The Washington Post's Chris Cillizza says the GOP primary shows a Republican party divided. Really?
The GOP is united on replacing President Obama and divided on the best way to do it, said Matt McDonald, a Republican strategist who is unaffiliated in the 2012 race. On the one hand, you have people who see motivating the base as the path to victory, and on the other hand, you have people who see reaching out to independents as the path to victory.All the GOP candidates are claiming to be conservatives (it's not clear what Ron Paul is, but I don't consider him a serious candidate). Gingrich and Santorum are conservative, and while it's not even clear if Romney is even a Republican (or an adherent of any political philosophy at all), the policies he's espousing for this particular campaign are in fact conservative.

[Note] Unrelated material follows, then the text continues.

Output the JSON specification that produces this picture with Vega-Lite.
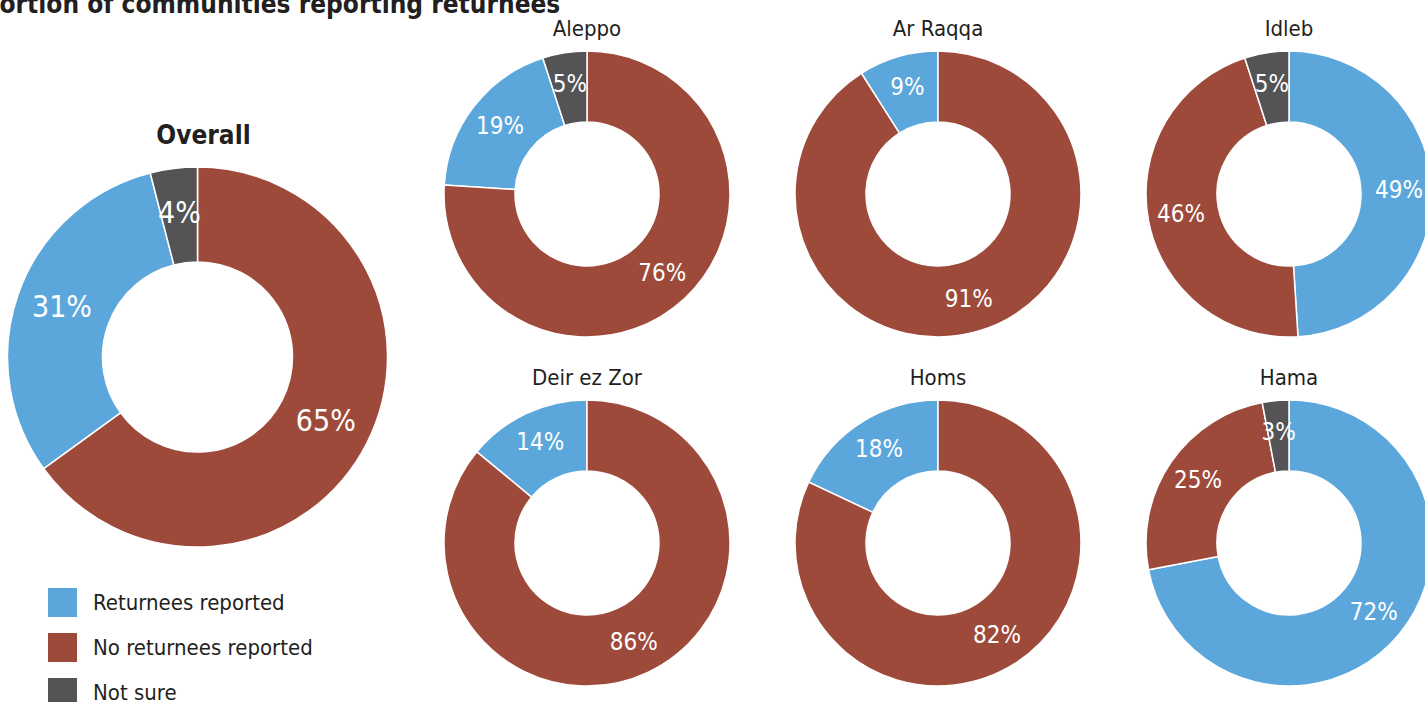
{
  "$schema": "https://vega.github.io/schema/vega-lite/v6.json",
  "padding": {"left": -62, "top": -8, "right": 0, "bottom": 0},
  "background": "white",
  "title": {"text": "Proportion of communities reporting returnees", "anchor": "start", "frame": "group", "font": "DejaVu Sans Condensed, Liberation Sans, sans-serif", "fontSize": 26, "fontWeight": "bold", "color": "#231F20", "offset": 0},
  "data": {"values": [
    {"region": "Overall", "category": "Returnees reported", "value": 0.31},
    {"region": "Overall", "category": "No returnees reported", "value": 0.65},
    {"region": "Overall", "category": "Not sure", "value": 0.04},
    {"region": "Aleppo", "category": "Returnees reported", "value": 0.19},
    {"region": "Aleppo", "category": "No returnees reported", "value": 0.76},
    {"region": "Aleppo", "category": "Not sure", "value": 0.05},
    {"region": "Ar Raqqa", "category": "Returnees reported", "value": 0.09},
    {"region": "Ar Raqqa", "category": "No returnees reported", "value": 0.91},
    {"region": "Idleb", "category": "Returnees reported", "value": 0.49},
    {"region": "Idleb", "category": "No returnees reported", "value": 0.46},
    {"region": "Idleb", "category": "Not sure", "value": 0.05},
    {"region": "Deir ez Zor", "category": "Returnees reported", "value": 0.14},
    {"region": "Deir ez Zor", "category": "No returnees reported", "value": 0.86},
    {"region": "Homs", "category": "Returnees reported", "value": 0.18},
    {"region": "Homs", "category": "No returnees reported", "value": 0.82},
    {"region": "Hama", "category": "Returnees reported", "value": 0.72},
    {"region": "Hama", "category": "No returnees reported", "value": 0.25},
    {"region": "Hama", "category": "Not sure", "value": 0.03}
  ]},
  "bounds": "flush",
  "spacing": 0,
  "resolve": {"scale": {"theta": "independent"}},
  "hconcat": [
    {
      "width": 519, "height": 616,
      "title": {"text": "Overall", "font": "DejaVu Sans Condensed, Liberation Sans, sans-serif", "fontSize": 26, "fontWeight": "bold", "color": "#231F20", "frame": "group", "offset": -100, "dx": 6},
      "transform": [{"filter": "datum.region === 'Overall'"}],
      "encoding": {
        "theta": {"field": "value", "type": "quantitative", "stack": true},
        "order": {"field": "value", "type": "quantitative", "sort": "descending"}
      },
      "layer": [
        {"mark": {"type": "arc", "innerRadius": 95, "outerRadius": 190, "stroke": "white", "strokeWidth": 1.5},
         "encoding": {"color": {"field": "category", "type": "nominal",
           "scale": {"domain": ["Returnees reported", "No returnees reported", "Not sure"], "range": ["#5BA7DB", "#9E4A3B", "#545456"]},
           "legend": {"title": null, "orient": "none", "legendX": 110, "legendY": 539, "symbolType": "square", "symbolSize": 841, "symbolStrokeWidth": 0, "symbolOpacity": 1, "labelFont": "DejaVu Sans Condensed, Liberation Sans, sans-serif", "labelFontSize": 22, "labelColor": "#231F20", "labelOffset": 16, "rowPadding": 16, "labelLimit": 400}}}},
        {"mark": {"type": "text", "radius": 144, "fill": "white", "font": "DejaVu Sans Condensed, Liberation Sans, sans-serif", "fontSize": 30},
         "encoding": {"text": {"field": "value", "type": "quantitative", "format": ".0%"}}}
      ]
    },
    {
      "bounds": "flush",
      "columns": 3,
      "spacing": {"row": 59, "column": 91},
      "resolve": {"scale": {"theta": "independent"}},
      "concat": [
        {"width": 260, "height": 290,
         "title": {"text": "Aleppo", "font": "DejaVu Sans Condensed, Liberation Sans, sans-serif", "fontSize": 22, "fontWeight": "normal", "color": "#231F20", "frame": "group", "offset": 7},
         "transform": [{"filter": "datum.region === 'Aleppo'"}],
         "encoding": {"theta": {"field": "value", "type": "quantitative", "stack": true}, "order": {"field": "value", "type": "quantitative", "sort": "descending"}},
         "layer": [
           {"mark": {"type": "arc", "innerRadius": 72, "outerRadius": 143, "stroke": "white", "strokeWidth": 1.5}, "encoding": {"color": {"field": "category", "type": "nominal", "legend": null}}},
           {"mark": {"type": "text", "radius": 110, "fill": "white", "font": "DejaVu Sans Condensed, Liberation Sans, sans-serif", "fontSize": 24}, "encoding": {"text": {"field": "value", "type": "quantitative", "format": ".0%"}}}
         ]},
        {"width": 260, "height": 290,
         "title": {"text": "Ar Raqqa", "font": "DejaVu Sans Condensed, Liberation Sans, sans-serif", "fontSize": 22, "fontWeight": "normal", "color": "#231F20", "frame": "group", "offset": 7},
         "transform": [{"filter": "datum.region === 'Ar Raqqa'"}],
         "encoding": {"theta": {"field": "value", "type": "quantitative", "stack": true}, "order": {"field": "value", "type": "quantitative", "sort": "descending"}},
         "layer": [
           {"mark": {"type": "arc", "innerRadius": 72, "outerRadius": 143, "stroke": "white", "strokeWidth": 1.5}, "encoding": {"color": {"field": "category", "type": "nominal", "legend": null}}},
           {"mark": {"type": "text", "radius": 110, "fill": "white", "font": "DejaVu Sans Condensed, Liberation Sans, sans-serif", "fontSize": 24}, "encoding": {"text": {"field": "value", "type": "quantitative", "format": ".0%"}}}
         ]},
        {"width": 260, "height": 290,
         "title": {"text": "Idleb", "font": "DejaVu Sans Condensed, Liberation Sans, sans-serif", "fontSize": 22, "fontWeight": "normal", "color": "#231F20", "frame": "group", "offset": 7},
         "transform": [{"filter": "datum.region === 'Idleb'"}],
         "encoding": {"theta": {"field": "value", "type": "quantitative", "stack": true}, "order": {"field": "value", "type": "quantitative", "sort": "descending"}},
         "layer": [
           {"mark": {"type": "arc", "innerRadius": 72, "outerRadius": 143, "stroke": "white", "strokeWidth": 1.5}, "encoding": {"color": {"field": "category", "type": "nominal", "legend": null}}},
           {"mark": {"type": "text", "radius": 110, "fill": "white", "font": "DejaVu Sans Condensed, Liberation Sans, sans-serif", "fontSize": 24}, "encoding": {"text": {"field": "value", "type": "quantitative", "format": ".0%"}}}
         ]},
        {"width": 260, "height": 290,
         "title": {"text": "Deir ez Zor", "font": "DejaVu Sans Condensed, Liberation Sans, sans-serif", "fontSize": 22, "fontWeight": "normal", "color": "#231F20", "frame": "group", "offset": 7},
         "transform": [{"filter": "datum.region === 'Deir ez Zor'"}],
         "encoding": {"theta": {"field": "value", "type": "quantitative", "stack": true}, "order": {"field": "value", "type": "quantitative", "sort": "descending"}},
         "layer": [
           {"mark": {"type": "arc", "innerRadius": 72, "outerRadius": 143, "stroke": "white", "strokeWidth": 1.5}, "encoding": {"color": {"field": "category", "type": "nominal", "legend": null}}},
           {"mark": {"type": "text", "radius": 110, "fill": "white", "font": "DejaVu Sans Condensed, Liberation Sans, sans-serif", "fontSize": 24}, "encoding": {"text": {"field": "value", "type": "quantitative", "format": ".0%"}}}
         ]},
        {"width": 260, "height": 290,
         "title": {"text": "Homs", "font": "DejaVu Sans Condensed, Liberation Sans, sans-serif", "fontSize": 22, "fontWeight": "normal", "color": "#231F20", "frame": "group", "offset": 7},
         "transform": [{"filter": "datum.region === 'Homs'"}],
         "encoding": {"theta": {"field": "value", "type": "quantitative", "stack": true}, "order": {"field": "value", "type": "quantitative", "sort": "descending"}},
         "layer": [
           {"mark": {"type": "arc", "innerRadius": 72, "outerRadius": 143, "stroke": "white", "strokeWidth": 1.5}, "encoding": {"color": {"field": "category", "type": "nominal", "legend": null}}},
           {"mark": {"type": "text", "radius": 110, "fill": "white", "font": "DejaVu Sans Condensed, Liberation Sans, sans-serif", "fontSize": 24}, "encoding": {"text": {"field": "value", "type": "quantitative", "format": ".0%"}}}
         ]},
        {"width": 260, "height": 290,
         "title": {"text": "Hama", "font": "DejaVu Sans Condensed, Liberation Sans, sans-serif", "fontSize": 22, "fontWeight": "normal", "color": "#231F20", "frame": "group", "offset": 7},
         "transform": [{"filter": "datum.region === 'Hama'"}],
         "encoding": {"theta": {"field": "value", "type": "quantitative", "stack": true}, "order": {"field": "value", "type": "quantitative", "sort": "descending"}},
         "layer": [
           {"mark": {"type": "arc", "innerRadius": 72, "outerRadius": 143, "stroke": "white", "strokeWidth": 1.5}, "encoding": {"color": {"field": "category", "type": "nominal", "legend": null}}},
           {"mark": {"type": "text", "radius": 110, "fill": "white", "font": "DejaVu Sans Condensed, Liberation Sans, sans-serif", "fontSize": 24}, "encoding": {"text": {"field": "value", "type": "quantitative", "format": ".0%"}}}
         ]}
      ]
    }
  ],
  "config": {"view": {"stroke": null}, "font": "DejaVu Sans Condensed, Liberation Sans, sans-serif"}
}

Others express that sentiment slightly differently Our party is trying to choose between its head and its heart, said Eric Ueland, a longtime Senate strategist but whats clear is that in a political world in which Republican voters want both/and, they are faced with either/or.
The problem is that GOP voters are divided between voting for real conservatives who don't have a chance in hell of beating President Obama in November, or a faux conservative who has a better chance of beating Obama. Note what's missing: Liberal Republicans, moderate Republicans, and middle of the road Republicans.
No one can put up a serious run for the GOP nomination who doesn't align themselves with the far right of the party. On the Democratic side, all of our serious candidates have tended to be in the middle of the Democratic party, espousing some conservative views (Hillary was for the Iraq war) and some liberal (Obama was for a health care public option during the campaign but decided to move to the middle/conservative end of the Democratic party, and even further to the right, to govern).
Republicans don't move to the middle when they run for the primary and they don't move to the middle when they govern. There is diversity in the Democratic primary and Democratic governance - and if anything, Democrats are afraid to be seen as liberal, while there is no diversity at all among serious GOP presidential candidates and GOP governance. You can't be a moderate (aka liberal) and get the GOP nomination, you can be a moderate (aka conservative) and get the Democratic. Our party leans to the middle of the Democratic-Republican continuum, there's leans farther and farther to the far right.
What's telling about what Cillizza wrote is that the GOP divide isn't between moderate and conservative Republicans, it's between conservatives who want a real conservative and conservatives who want someone who can win, even if he's a phony. The moderates simply don't exist anymore in the GOP.